Far be it from me to defend evolution (as I am not sure I completely buy it myself, I simply admit that it is a possibility). I’m no scientist or theologian. But, I think you made a theological leap there.
It seems to me that “evolutionary death” preceding the first human would be the death of animals prior to their “evolution” into sentient humans. The sin of the first sentient human (Adam) brought death on mankind from its inception — but I don’t see why the death of non-humans prior to the first man would be contrary to Biblical teachings in that respect.
In addition, God would certainly forsee the sin of Adam — and thus could’ve built the death of man into the “laws of nature”. Bit of a predestination paradox — chicken or egg? Did God created human death upon Adam sinning, or did He predetermine human death knowing that Adam would sin? Either way, it would seem to fit with death being the wages of sin (Romans).
>> God said it is good when he created. Evolution needs death decay and destruction to work. Where is the good in that.

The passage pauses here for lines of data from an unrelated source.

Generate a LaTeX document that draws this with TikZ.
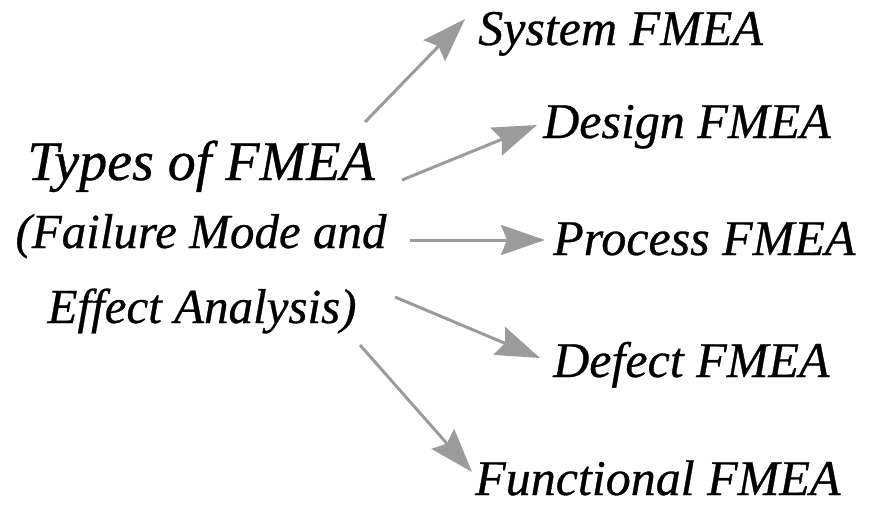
\documentclass[tikz,border=0pt]{standalone}
\usepackage{fontspec}
\setmainfont{Liberation Serif}
\newfontfamily\fmeafont{Liberation Serif}[ItalicFeatures={FakeBold=0.6}]
\usetikzlibrary{arrows.meta}
\definecolor{arrowgray}{HTML}{9B9B9B}
\tikzset{
  heading/.style={font=\fmeafont\fontsize{56}{60}\selectfont\itshape,inner sep=0,anchor=base},
  subline/.style={font=\fmeafont\fontsize{49}{56}\selectfont\itshape,inner sep=0,anchor=base},
  kind/.style={font=\fmeafont\fontsize{50}{60}\selectfont\itshape,inner sep=0,anchor=base west},
  branch/.style={draw=arrowgray,line width=3pt,-{Stealth[length=44pt,width=30pt,inset=6pt,fill=arrowgray]}}
}
\begin{document}
\begin{tikzpicture}[x=1pt,y=-1pt]
	\useasboundingbox (0,0) rectangle (872,506);
	% left block
	\node[heading] (title) at (201,180) {Types of FMEA};
	\node[subline] (fail) at (201,248) {(Failure Mode and};
	\node[subline] (effect) at (202,323) {Effect Analysis)};
	% right labels
	\node[kind] (system) at (478,45) {System FMEA};
	\node[kind] (design) at (543,138) {Design FMEA};
	\node[kind] (process) at (553,255) {Process FMEA};
	\node[kind] (defect) at (553,377) {Defect FMEA};
	\node[kind] (functional) at (475,495) {Functional FMEA};
	% arrow starts
	\coordinate (s1) at (365,122);
	\coordinate (s2) at (402,180);
	\coordinate (s3) at (410,240);
	\coordinate (s4) at (395,297);
	\coordinate (s5) at (360,345);
	\draw[branch] (s1) -- ([shift={(-13,-26)}]system.base west);
	\draw[branch] (s2) -- ([shift={(-6,-13)}]design.base west);
	\draw[branch] (s3) -- ([shift={(-8,-15)}]process.base west);
	\draw[branch] (s4) -- ([shift={(-13,-19)}]defect.base west);
	\draw[branch] (s5) -- ([shift={(-3,-23)}]functional.base west);
\end{tikzpicture}
\end{document}
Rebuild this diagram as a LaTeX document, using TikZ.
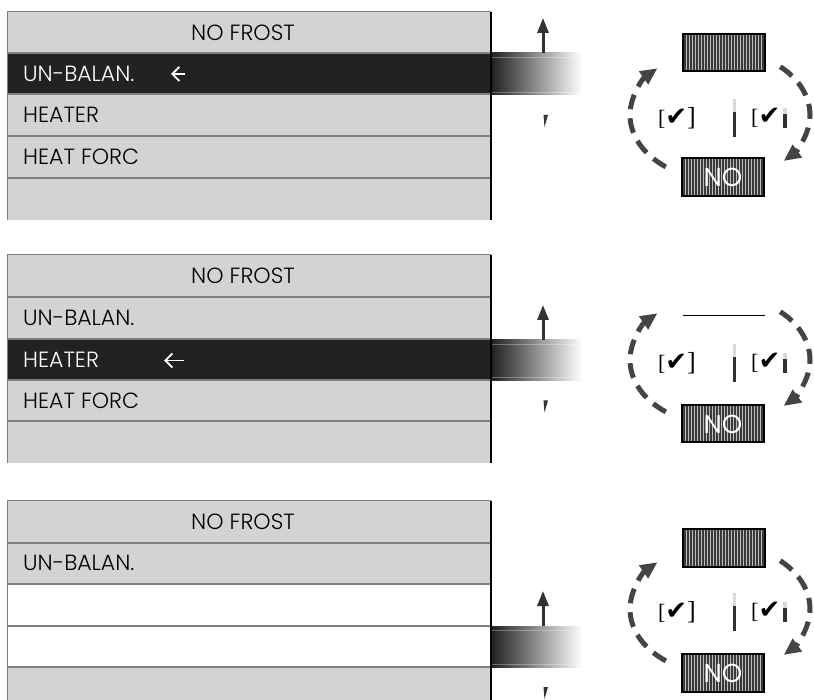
\documentclass[tikz,border=0pt]{standalone}
\usepackage{fontspec}
\setmainfont{Poppins Light}
\newfontfamily\symfont{DejaVu Sans}
\newfontfamily\brfont{Liberation Serif}
\newfontfamily\nofont{Poppins}
\usetikzlibrary{arrows.meta}
\definecolor{panelgrey}{HTML}{D3D3D3}
\definecolor{seldark}{HTML}{222222}
\definecolor{divgrey}{HTML}{7F7F7F}
\definecolor{arrowgrey}{HTML}{333333}
\definecolor{dashgrey}{HTML}{444444}
\definecolor{stripe}{HTML}{3A3A3A}
\definecolor{stripelight}{HTML}{BDBDBD}
\tikzset{
  rowtext/.style={anchor=west, inner sep=0pt, font=\fontsize{22}{26}\selectfont, text=black},
  seltext/.style={rowtext, text=white},
  titletext/.style={inner sep=0pt, font=\fontsize{22}{26}\selectfont, text=black},
  divider/.style={draw=divgrey, line width=2pt},
  leftedge/.style={draw=divgrey, line width=1pt},
  rightedge/.style={draw=black, line width=1.5pt},
  uparrow/.style={draw=arrowgrey, line width=3pt, -{Triangle[length=15pt,width=11pt]}},
  selarrow/.style={draw=white, line width=1.8pt, -{Straight Barb[length=7pt,width=14pt]}},
  cyclearc/.style={draw=dashgrey, line width=5pt, dash pattern=on 15pt off 9pt, -{Triangle[length=17pt,width=15pt]}},
  checktext/.style={inner sep=0pt, font=\fontsize{22}{24}\selectfont},
  notext/.style={inner sep=0pt, text=white, font=\nofont\fontsize{26}{28}\selectfont},
  hatchborder/.style={draw=black, line width=1.2pt},
  minibar/.style={fill=arrowgrey},
  minibartop/.style={fill=black!15},
}
\newcommand\hatchbox[4]{%
  \fill[white] (#1,#2) rectangle (#3,#4);
  \foreach \ii in {0,...,26} {\draw[stripelight, line width=0.8pt] ({#1+3.5+\ii*3},#2) -- ({#1+3.5+\ii*3},#4);}
  \foreach \ii in {0,...,26} {\draw[stripe, line width=1.3pt] ({#1+2+\ii*3},#2) -- ({#1+2+\ii*3},#4);}
  \draw[hatchborder] (#1,#2) rectangle (#3,#4);
}
\newcommand\gradbar[3]{% top, bottom, name
  \shade[left color=seldark, right color=white] (492,#1) rectangle (582,#2);
  \draw[white, opacity=0.3, line width=0.8pt] (492,{#1+4}) -- (582,{#1+4});
  \draw[white, opacity=0.3, line width=0.8pt] (492,{#2-3}) -- (582,{#2-3});
  \coordinate (#3s) at (543,#1);
  \coordinate (#3e) at (543,{#1-35});
  \draw[uparrow] (#3s) -- (#3e);
  \fill[arrowgrey] (543.5,{#2+20}) -- (548,{#2+20}) -- (544.5,{#2+32}) -- cycle;
}
\newcommand\widget[2]{% C (check centre y), name
  \coordinate (#2c) at (720,{#1-3});
  \draw[cyclearc] (#2c) ++(127:90 and 65) arc[start angle=127, end angle=226, x radius=90, y radius=65];
  \draw[cyclearc] (#2c) ++(-48:90 and 65) arc[start angle=-48, end angle=45, x radius=90, y radius=65];
  \node[checktext] (#2cl) at (677,#1) {\brfont[\symfont\fontsize{26}{26}\selectfont✔\brfont]};
  \node[checktext, anchor=west] (#2cr) at (751,#1) {\brfont[\symfont\fontsize{26}{26}\selectfont✔};
  \fill[minibartop] (733,{#1-19}) rectangle (736,{#1-6});
  \fill[minibar] (733,{#1-6}) rectangle (736,{#1+19});
  \fill[minibartop] (783,{#1-10}) rectangle (787,{#1-4});
  \fill[minibar] (783,{#1-4}) rectangle (787,{#1+10});
}
\begin{document}
\begin{tikzpicture}[x=1pt, y=-1pt]
\useasboundingbox (0,0) rectangle (814,700);

% ---------- panel 1 ----------
\fill[panelgrey] (7.5,12) rectangle (491,220);
\fill[seldark] (7.5,53) rectangle (491,94.5);
\draw[leftedge] (491,12) -- (7.5,12) -- (7.5,220);
\foreach \yy in {53,94.5,136,178} {\draw[divider] (7.5,\yy) -- (491,\yy);}
\draw[rightedge] (491,12) -- (491,220);
\node[titletext] (p1t) at (243,32.5) {NO FROST};
\node[seltext] (p1r1) at (23,73.75) {UN-BALAN.};
\node[rowtext] (p1r2) at (23,115.25) {HEATER};
\node[rowtext] (p1r3) at (23,157) {HEAT FORC};
\coordinate (p1as) at (185,74);
\coordinate (p1ae) at (171,74);
\draw[selarrow] (p1as) -- (p1ae);
\gradbar{53}{95}{p1g}
\hatchbox{683}{34}{765}{71}
\hatchbox{682}{158}{764}{196}
\node[notext] (p1no) at (723,177) {NO};
\widget{118}{p1w}

% ---------- panel 2 ----------
\fill[panelgrey] (7.5,255) rectangle (491,463);
\fill[seldark] (7.5,339) rectangle (491,380.5);
\draw[leftedge] (491,255) -- (7.5,255) -- (7.5,463);
\foreach \yy in {297.5,339,380.5,421.5} {\draw[divider] (7.5,\yy) -- (491,\yy);}
\draw[rightedge] (491,255) -- (491,463);
\node[titletext] (p2t) at (243,276) {NO FROST};
\node[rowtext] (p2r1) at (23,318.25) {UN-BALAN.};
\node[seltext] (p2r2) at (23,359.75) {HEATER};
\node[rowtext] (p2r3) at (23,401) {HEAT FORC};
\coordinate (p2as) at (184,360.5);
\coordinate (p2ae) at (164,360.5);
\draw[selarrow] (p2as) -- (p2ae);
\gradbar{340}{380.5}{p2g}
\coordinate (p2la) at (683,316);
\coordinate (p2lb) at (765,316);
\draw[black, line width=1pt] (p2la) -- (p2lb);
\hatchbox{682}{405}{764}{442}
\node[notext] (p2no) at (723,424) {NO};
\widget{363}{p2w}

% ---------- panel 3 ----------
\fill[panelgrey] (7.5,500.5) rectangle (491,708);
\fill[white] (7.5,584) rectangle (491,666.5);
\draw[leftedge] (491,500.5) -- (7.5,500.5) -- (7.5,708);
\foreach \yy in {542.5,584,625.5,666.5} {\draw[divider] (7.5,\yy) -- (491,\yy);}
\draw[rightedge] (491,500.5) -- (491,708);
\node[titletext] (p3t) at (243,521.5) {NO FROST};
\node[rowtext] (p3r1) at (23,563.25) {UN-BALAN.};
\gradbar{626}{667}{p3g}
\hatchbox{683}{529}{765}{567}
\hatchbox{682}{654}{764}{692}
\node[notext] (p3no) at (723,673) {NO};
\widget{612}{p3w}
\end{tikzpicture}
\end{document}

Sometimes “good” can come from that which appears bad, like death. For instance, we often derive good from the death of animals (through the consumption of meat). Why would it be intrinsically “not good” to derive evolutionary benefit from the death of animals?
>> My God is very big, he created the very laws of nature we live with. he could if he so pleases, and will someday change them again.
Perhaps He will. Perhaps not. Perhaps the laws of Nature’s God have already built-in all that He needs.
SnakeDoc
Good thing you aren't a scientist. You'd still be clubbing animals to death and eating them raw.
You got me there. I’m an engineer. That means I evaluate data and make things work NOW. I don’t look at a jawbone and make exaggerated theories about how some person lived 10,000 years ago.
If this is all so complicated that only a PhD in anthropology can even discuss it, then why are you here? Let us have our uneducated fantasies, while you sit in your ivory tower smirking at us. You act like you are here to educate us, but when asked for specifics you insult us for not spending a lifetime learning a relatively useless science.
It doesn’t hurt you that we are ignorant, and it doesn’t hurt us either. Belief in evolution has absolutely no effect on anyone’s life, but a belief in God does.
You just can’t grasp the concept that God is everywhere, everything. He is the very law that keeps us from spinning out of control and crashing into the sun- until he removes himself from upholding the laws he created, and also follows for your sake.